**Dataset extract**:
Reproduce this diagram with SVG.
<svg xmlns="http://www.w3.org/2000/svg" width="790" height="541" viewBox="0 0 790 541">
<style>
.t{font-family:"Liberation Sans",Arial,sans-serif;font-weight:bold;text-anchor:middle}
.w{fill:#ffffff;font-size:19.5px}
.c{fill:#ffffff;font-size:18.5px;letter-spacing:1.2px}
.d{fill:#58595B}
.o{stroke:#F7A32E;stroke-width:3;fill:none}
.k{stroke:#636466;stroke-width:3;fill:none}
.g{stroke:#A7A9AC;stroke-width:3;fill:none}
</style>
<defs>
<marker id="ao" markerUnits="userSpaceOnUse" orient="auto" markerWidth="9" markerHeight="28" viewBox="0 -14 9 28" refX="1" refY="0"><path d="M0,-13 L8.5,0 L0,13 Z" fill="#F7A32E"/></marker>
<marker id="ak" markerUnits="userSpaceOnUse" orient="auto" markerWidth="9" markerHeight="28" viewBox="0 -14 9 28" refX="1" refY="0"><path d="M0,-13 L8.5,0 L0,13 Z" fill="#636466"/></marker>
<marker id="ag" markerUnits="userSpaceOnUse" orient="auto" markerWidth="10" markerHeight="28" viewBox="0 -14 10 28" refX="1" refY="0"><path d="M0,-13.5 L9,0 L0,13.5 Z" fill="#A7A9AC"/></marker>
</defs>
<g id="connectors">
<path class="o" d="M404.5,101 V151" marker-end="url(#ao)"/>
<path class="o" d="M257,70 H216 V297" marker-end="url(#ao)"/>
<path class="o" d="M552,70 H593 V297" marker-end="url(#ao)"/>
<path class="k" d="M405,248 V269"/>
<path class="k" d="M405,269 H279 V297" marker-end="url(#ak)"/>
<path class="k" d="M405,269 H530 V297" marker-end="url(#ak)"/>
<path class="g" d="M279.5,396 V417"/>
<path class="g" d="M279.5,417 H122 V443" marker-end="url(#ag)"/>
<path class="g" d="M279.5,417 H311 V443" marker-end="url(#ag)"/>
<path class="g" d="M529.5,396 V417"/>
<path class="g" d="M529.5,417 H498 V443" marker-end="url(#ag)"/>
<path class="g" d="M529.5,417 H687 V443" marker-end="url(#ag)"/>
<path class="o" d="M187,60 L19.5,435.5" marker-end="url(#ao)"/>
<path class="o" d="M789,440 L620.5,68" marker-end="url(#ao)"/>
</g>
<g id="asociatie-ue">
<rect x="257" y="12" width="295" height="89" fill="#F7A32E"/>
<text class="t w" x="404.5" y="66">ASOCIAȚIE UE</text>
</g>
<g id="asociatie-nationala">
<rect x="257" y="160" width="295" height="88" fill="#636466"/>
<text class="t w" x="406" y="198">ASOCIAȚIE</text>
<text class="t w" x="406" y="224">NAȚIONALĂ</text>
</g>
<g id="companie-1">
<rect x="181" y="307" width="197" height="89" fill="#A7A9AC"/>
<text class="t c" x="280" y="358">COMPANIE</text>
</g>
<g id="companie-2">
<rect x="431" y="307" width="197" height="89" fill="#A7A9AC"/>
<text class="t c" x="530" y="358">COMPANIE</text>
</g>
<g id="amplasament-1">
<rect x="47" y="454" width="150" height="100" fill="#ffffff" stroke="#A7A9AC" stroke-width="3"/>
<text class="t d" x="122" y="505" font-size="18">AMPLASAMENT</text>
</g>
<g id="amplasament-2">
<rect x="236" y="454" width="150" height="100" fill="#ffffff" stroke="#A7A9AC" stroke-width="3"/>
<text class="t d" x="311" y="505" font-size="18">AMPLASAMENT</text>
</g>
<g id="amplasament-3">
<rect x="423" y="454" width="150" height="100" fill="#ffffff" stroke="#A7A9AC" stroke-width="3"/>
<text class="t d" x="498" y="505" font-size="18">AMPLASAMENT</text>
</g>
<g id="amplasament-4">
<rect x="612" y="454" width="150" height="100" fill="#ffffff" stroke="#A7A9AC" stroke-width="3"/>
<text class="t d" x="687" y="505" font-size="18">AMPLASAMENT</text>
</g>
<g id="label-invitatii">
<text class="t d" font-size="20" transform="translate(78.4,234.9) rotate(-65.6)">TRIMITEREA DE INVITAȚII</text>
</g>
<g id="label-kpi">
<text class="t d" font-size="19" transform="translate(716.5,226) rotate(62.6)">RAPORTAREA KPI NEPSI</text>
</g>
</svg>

**Problem statement**: Extract all of the data exactly as written.

**Output of the task**:
Reproduce this diagram with SVG.
<svg xmlns="http://www.w3.org/2000/svg" width="790" height="541" viewBox="0 0 790 541">
<style>
.t{font-family:"Liberation Sans",Arial,sans-serif;font-weight:bold;text-anchor:middle}
.w{fill:#ffffff;font-size:19.5px}
.c{fill:#ffffff;font-size:18.5px;letter-spacing:1.2px}
.d{fill:#58595B}
.o{stroke:#F7A32E;stroke-width:3;fill:none}
.k{stroke:#636466;stroke-width:3;fill:none}
.g{stroke:#A7A9AC;stroke-width:3;fill:none}
</style>
<defs>
<marker id="ao" markerUnits="userSpaceOnUse" orient="auto" markerWidth="9" markerHeight="28" viewBox="0 -14 9 28" refX="1" refY="0"><path d="M0,-13 L8.5,0 L0,13 Z" fill="#F7A32E"/></marker>
<marker id="ak" markerUnits="userSpaceOnUse" orient="auto" markerWidth="9" markerHeight="28" viewBox="0 -14 9 28" refX="1" refY="0"><path d="M0,-13 L8.5,0 L0,13 Z" fill="#636466"/></marker>
<marker id="ag" markerUnits="userSpaceOnUse" orient="auto" markerWidth="10" markerHeight="28" viewBox="0 -14 10 28" refX="1" refY="0"><path d="M0,-13.5 L9,0 L0,13.5 Z" fill="#A7A9AC"/></marker>
</defs>
<g id="connectors">
<path class="o" d="M404.5,101 V151" marker-end="url(#ao)"/>
<path class="o" d="M257,70 H216 V297" marker-end="url(#ao)"/>
<path class="o" d="M552,70 H593 V297" marker-end="url(#ao)"/>
<path class="k" d="M405,248 V269"/>
<path class="k" d="M405,269 H279 V297" marker-end="url(#ak)"/>
<path class="k" d="M405,269 H530 V297" marker-end="url(#ak)"/>
<path class="g" d="M279.5,396 V417"/>
<path class="g" d="M279.5,417 H122 V443" marker-end="url(#ag)"/>
<path class="g" d="M279.5,417 H311 V443" marker-end="url(#ag)"/>
<path class="g" d="M529.5,396 V417"/>
<path class="g" d="M529.5,417 H498 V443" marker-end="url(#ag)"/>
<path class="g" d="M529.5,417 H687 V443" marker-end="url(#ag)"/>
<path class="o" d="M187,60 L19.5,435.5" marker-end="url(#ao)"/>
<path class="o" d="M789,440 L620.5,68" marker-end="url(#ao)"/>
</g>
<g id="asociatie-ue">
<rect x="257" y="12" width="295" height="89" fill="#F7A32E"/>
<text class="t w" x="404.5" y="66">ASOCIAȚIE UE</text>
</g>
<g id="asociatie-nationala">
<rect x="257" y="160" width="295" height="88" fill="#636466"/>
<text class="t w" x="406" y="198">ASOCIAȚIE</text>
<text class="t w" x="406" y="224">NAȚIONALĂ</text>
</g>
<g id="companie-1">
<rect x="181" y="307" width="197" height="89" fill="#A7A9AC"/>
<text class="t c" x="280" y="358">COMPANIE</text>
</g>
<g id="companie-2">
<rect x="431" y="307" width="197" height="89" fill="#A7A9AC"/>
<text class="t c" x="530" y="358">COMPANIE</text>
</g>
<g id="amplasament-1">
<rect x="47" y="454" width="150" height="100" fill="#ffffff" stroke="#A7A9AC" stroke-width="3"/>
<text class="t d" x="122" y="505" font-size="18">AMPLASAMENT</text>
</g>
<g id="amplasament-2">
<rect x="236" y="454" width="150" height="100" fill="#ffffff" stroke="#A7A9AC" stroke-width="3"/>
<text class="t d" x="311" y="505" font-size="18">AMPLASAMENT</text>
</g>
<g id="amplasament-3">
<rect x="423" y="454" width="150" height="100" fill="#ffffff" stroke="#A7A9AC" stroke-width="3"/>
<text class="t d" x="498" y="505" font-size="18">AMPLASAMENT</text>
</g>
<g id="amplasament-4">
<rect x="612" y="454" width="150" height="100" fill="#ffffff" stroke="#A7A9AC" stroke-width="3"/>
<text class="t d" x="687" y="505" font-size="18">AMPLASAMENT</text>
</g>
<g id="label-invitatii">
<text class="t d" font-size="20" transform="translate(78.4,234.9) rotate(-65.6)">TRIMITEREA DE INVITAȚII</text>
</g>
<g id="label-kpi">
<text class="t d" font-size="19" transform="translate(716.5,226) rotate(62.6)">RAPORTAREA KPI NEPSI</text>
</g>
</svg>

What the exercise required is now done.